What is required
Select the lines that contain "matplotlib" and copy each of them.

Data excerpt
- - -

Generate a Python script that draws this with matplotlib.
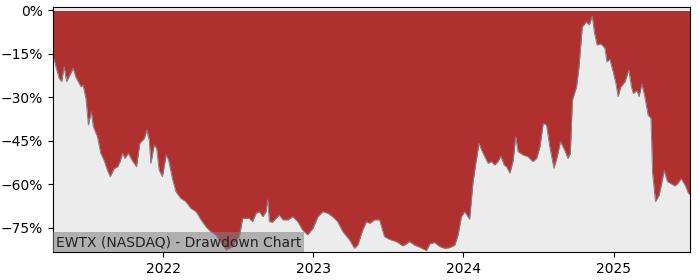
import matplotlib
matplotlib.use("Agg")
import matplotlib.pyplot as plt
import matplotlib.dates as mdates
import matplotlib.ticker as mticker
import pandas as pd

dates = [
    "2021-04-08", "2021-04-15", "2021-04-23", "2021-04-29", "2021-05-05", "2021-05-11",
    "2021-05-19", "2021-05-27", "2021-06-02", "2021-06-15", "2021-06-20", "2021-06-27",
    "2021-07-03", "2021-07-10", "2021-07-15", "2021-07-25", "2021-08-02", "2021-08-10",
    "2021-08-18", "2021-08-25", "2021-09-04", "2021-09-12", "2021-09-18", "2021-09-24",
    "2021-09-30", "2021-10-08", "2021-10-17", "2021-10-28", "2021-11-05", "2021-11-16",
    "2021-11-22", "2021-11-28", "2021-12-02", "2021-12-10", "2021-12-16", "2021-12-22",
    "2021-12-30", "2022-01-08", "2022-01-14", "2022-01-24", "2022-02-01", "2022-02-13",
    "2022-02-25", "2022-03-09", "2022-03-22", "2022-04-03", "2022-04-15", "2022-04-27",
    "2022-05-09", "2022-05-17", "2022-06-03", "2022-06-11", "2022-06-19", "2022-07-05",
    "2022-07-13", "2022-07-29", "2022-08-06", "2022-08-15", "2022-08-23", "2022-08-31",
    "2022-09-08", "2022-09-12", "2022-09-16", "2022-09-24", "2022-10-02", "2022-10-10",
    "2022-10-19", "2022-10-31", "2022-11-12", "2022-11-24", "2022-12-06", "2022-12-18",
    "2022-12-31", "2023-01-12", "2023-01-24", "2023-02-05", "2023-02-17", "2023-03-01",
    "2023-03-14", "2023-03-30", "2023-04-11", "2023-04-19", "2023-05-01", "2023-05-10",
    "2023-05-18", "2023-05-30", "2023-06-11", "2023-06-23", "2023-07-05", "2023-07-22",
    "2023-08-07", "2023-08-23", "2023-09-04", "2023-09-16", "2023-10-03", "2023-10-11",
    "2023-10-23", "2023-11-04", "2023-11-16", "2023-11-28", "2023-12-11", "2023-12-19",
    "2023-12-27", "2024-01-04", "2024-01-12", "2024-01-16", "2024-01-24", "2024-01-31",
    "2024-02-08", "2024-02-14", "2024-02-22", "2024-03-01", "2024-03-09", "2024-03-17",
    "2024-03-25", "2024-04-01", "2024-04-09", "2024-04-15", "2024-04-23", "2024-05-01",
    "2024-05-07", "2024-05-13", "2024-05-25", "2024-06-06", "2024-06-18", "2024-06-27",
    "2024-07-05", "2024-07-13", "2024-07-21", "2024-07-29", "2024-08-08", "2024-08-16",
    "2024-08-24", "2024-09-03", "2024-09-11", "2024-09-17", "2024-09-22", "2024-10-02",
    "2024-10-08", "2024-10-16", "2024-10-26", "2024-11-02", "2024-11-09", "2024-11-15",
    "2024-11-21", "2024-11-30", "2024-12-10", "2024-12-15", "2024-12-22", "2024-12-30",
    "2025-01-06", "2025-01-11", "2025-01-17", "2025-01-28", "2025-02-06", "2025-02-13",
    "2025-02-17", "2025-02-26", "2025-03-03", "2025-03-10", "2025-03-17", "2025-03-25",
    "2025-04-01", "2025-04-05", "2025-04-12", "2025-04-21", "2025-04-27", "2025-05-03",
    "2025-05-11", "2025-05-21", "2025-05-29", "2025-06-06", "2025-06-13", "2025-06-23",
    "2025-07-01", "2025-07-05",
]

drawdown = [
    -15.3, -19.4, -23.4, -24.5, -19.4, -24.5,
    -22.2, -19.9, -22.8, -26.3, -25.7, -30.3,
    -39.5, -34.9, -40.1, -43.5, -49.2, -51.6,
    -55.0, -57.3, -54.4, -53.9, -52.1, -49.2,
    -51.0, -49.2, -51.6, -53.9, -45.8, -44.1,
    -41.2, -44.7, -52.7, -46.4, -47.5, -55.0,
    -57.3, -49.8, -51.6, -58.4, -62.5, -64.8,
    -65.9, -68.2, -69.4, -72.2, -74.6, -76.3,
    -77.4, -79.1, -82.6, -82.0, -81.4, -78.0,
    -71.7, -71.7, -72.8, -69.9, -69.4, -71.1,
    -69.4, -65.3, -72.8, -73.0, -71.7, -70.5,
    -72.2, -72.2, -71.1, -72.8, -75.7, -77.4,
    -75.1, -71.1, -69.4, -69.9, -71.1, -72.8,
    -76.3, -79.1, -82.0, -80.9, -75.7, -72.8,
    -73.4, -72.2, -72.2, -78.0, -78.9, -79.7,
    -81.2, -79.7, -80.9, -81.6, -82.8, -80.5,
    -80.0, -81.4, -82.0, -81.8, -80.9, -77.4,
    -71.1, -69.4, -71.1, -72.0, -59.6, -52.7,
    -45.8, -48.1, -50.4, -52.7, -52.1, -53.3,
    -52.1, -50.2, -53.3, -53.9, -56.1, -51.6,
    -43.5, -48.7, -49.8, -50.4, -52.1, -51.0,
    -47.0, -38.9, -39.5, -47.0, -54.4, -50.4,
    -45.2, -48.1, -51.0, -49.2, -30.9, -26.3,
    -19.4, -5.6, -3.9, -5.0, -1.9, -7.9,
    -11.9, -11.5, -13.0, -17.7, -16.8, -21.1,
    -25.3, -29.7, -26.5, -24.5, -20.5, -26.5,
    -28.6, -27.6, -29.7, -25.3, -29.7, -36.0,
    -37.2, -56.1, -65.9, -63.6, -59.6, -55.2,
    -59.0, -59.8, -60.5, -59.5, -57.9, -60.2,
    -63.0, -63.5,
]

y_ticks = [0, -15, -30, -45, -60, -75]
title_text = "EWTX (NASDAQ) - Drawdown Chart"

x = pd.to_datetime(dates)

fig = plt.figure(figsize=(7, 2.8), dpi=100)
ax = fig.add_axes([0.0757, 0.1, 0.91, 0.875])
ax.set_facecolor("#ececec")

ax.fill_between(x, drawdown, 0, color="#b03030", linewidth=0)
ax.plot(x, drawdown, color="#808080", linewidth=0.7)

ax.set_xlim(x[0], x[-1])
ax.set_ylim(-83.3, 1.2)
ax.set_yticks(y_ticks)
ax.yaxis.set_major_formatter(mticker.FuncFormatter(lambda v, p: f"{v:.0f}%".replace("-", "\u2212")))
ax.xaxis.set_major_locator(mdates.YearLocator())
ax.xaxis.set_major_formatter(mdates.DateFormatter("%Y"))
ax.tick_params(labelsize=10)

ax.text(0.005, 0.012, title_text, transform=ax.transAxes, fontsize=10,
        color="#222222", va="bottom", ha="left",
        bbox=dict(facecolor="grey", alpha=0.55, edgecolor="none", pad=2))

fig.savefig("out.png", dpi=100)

- - -

Full output
Generate a Python script that draws this with matplotlib.
import matplotlib
matplotlib.use("Agg")
import matplotlib.pyplot as plt
import matplotlib.dates as mdates
import matplotlib.ticker as mticker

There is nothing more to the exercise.